豆科植物能与根瘤菌形成共生体－根瘤，根瘤的形成是根瘤菌侵染和根瘤器官发生协同作用的结果。遗传学分析表明，根瘤菌侵染和根瘤器官发生可以是两个相对独立的过程，而CCaMK在协调这两个过程中起关键调控作用。CYCLOPS是CCaMK的一个磷酸化底物，CCaMK和CYCLOPS形成复合体是根瘤菌侵染所必需的而独立于根瘤器官发生。申请者以CCaMK的蛋白激酶结构域为诱饵，在百脉根中鉴定到CCaMK的另一个磷酸化底物CIP73。本申请项目拟在此基础上，进一步研究不同组成型激酶活性的CCaMK（缺失自我抑制结构域或自磷酸化位点突变）磷酸化CIP73和CYCLOPS之间的异同，揭示CIP73被CCaMK磷酸化的生物学意义。另外，研究CCaMK、CIP73和CYCLOPS能否形成三元复合体，以及筛选与CIP73相互作用的新蛋白，以揭示CIP73的生化和生物学功能，阐明CIP73在结瘤信号通路中的调控机制。

The formation of nitrogen-fixing nodules between legume plants and rhizobia requires the coordinated development of rhizobial infection and nodule organogenisis, which can be separated genetically.
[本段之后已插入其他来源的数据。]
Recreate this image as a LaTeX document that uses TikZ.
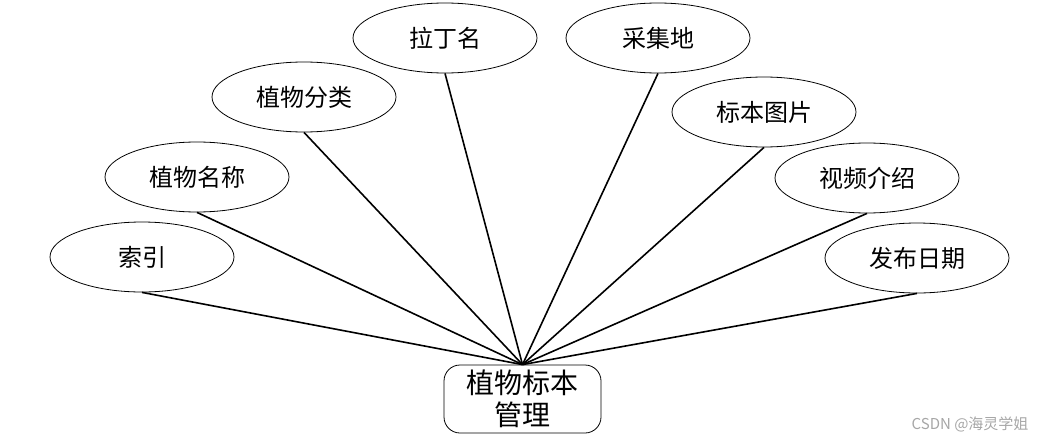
\documentclass[tikz,border=0pt]{standalone}
\usepackage{fontspec}
\setmainfont{Noto Sans CJK SC}
\newfontfamily\cjk{Noto Sans CJK SC}
\usetikzlibrary{shapes.geometric}
\begin{document}
\begin{tikzpicture}[x=1pt,y=-1pt,
  attr/.style={draw,line width=0.8pt,ellipse,minimum width=184pt,minimum height=70pt,inner sep=0pt,font=\cjk\fontsize{24}{28}\selectfont},
  ent/.style={draw,line width=0.8pt,rounded corners=16pt,minimum width=157pt,minimum height=68pt,inner sep=0pt,align=center,font=\cjk\fontsize{28}{32}\selectfont},
  link/.style={line width=1.6pt}]
\useasboundingbox (0,0) rectangle (1047,442);
\node[ent] (m) at (522.5,399) {植物标本\\管理};
\node[attr] (a1) at (142,257) {索引};
\node[attr] (a2) at (197,177) {植物名称};
\node[attr] (a3) at (304,97) {植物分类};
\node[attr] (a4) at (445,38) {拉丁名};
\node[attr] (a5) at (658,38) {采集地};
\node[attr] (a6) at (764,112) {标本图片};
\node[attr] (a7) at (867,178) {视频介绍};
\node[attr] (a8) at (917,258) {发布日期};
\foreach \i in {1,...,8} \draw[link] (a\i.south) -- (m.north);
\node[text=gray!70,font=\cjk\fontsize{15}{18}\selectfont,anchor=east] (wm) at (1032,424) {CSDN @海灵学姐};
\end{tikzpicture}
\end{document}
Calcium/calmodulin-dependent protein kinase (CCaMK) is a central regulator for both rhizobial infection and nodule organogenesis, and CYCLOPS is a phosphorylation substrate of CCaMK. CYCLOPS forms an ancient signal transduction complex with CCaMK that is specifically required for infection, but is dispensable for nodule organogensis. Using the constitutively active CCaMK as bait in yeast two-hybrid screening, we identified a novel ubiquitin-like protein named CIP73 which is another phosphorylaton target of CCaMK. The CCaMK autophosphorylation defect mutant (T265I) led to spontaneous nodule development. This mutant can also phosphorylate myelin basic protein in a Ca2+/CaM dependent manner, although the activity was lower as compared to the wild-type. The deletion mutant, CCaMK (1-311) and CCaMK (1-326), which also led to spontaneous nodulation, phosphorylated GS peptide constitutively independent of Ca2+ and CaM. Although both of the T265I and the deletion mutants can activate nodule morphogenesis, only the T265I mutant is fully functional to allow bacterial entry, but not the deletion mutants. Based on these, we would like to test whether different CCaMK mutants were functionally different in the phosphorylation of CYCLOPS or CIP73. Determining the differences in the biochemical mechanisms will help to illustrate the functional significance of phosphorylation of CIP73 and CYCLOPS by CCaMK. On the other hand, studying whether CCaMK, CYCLOPS and CIP73 could form ternary complex and screening new CIP73-interacting proteins will help to understand the biochemical and biological functions of CIP73 in the nodulation signaling pathway.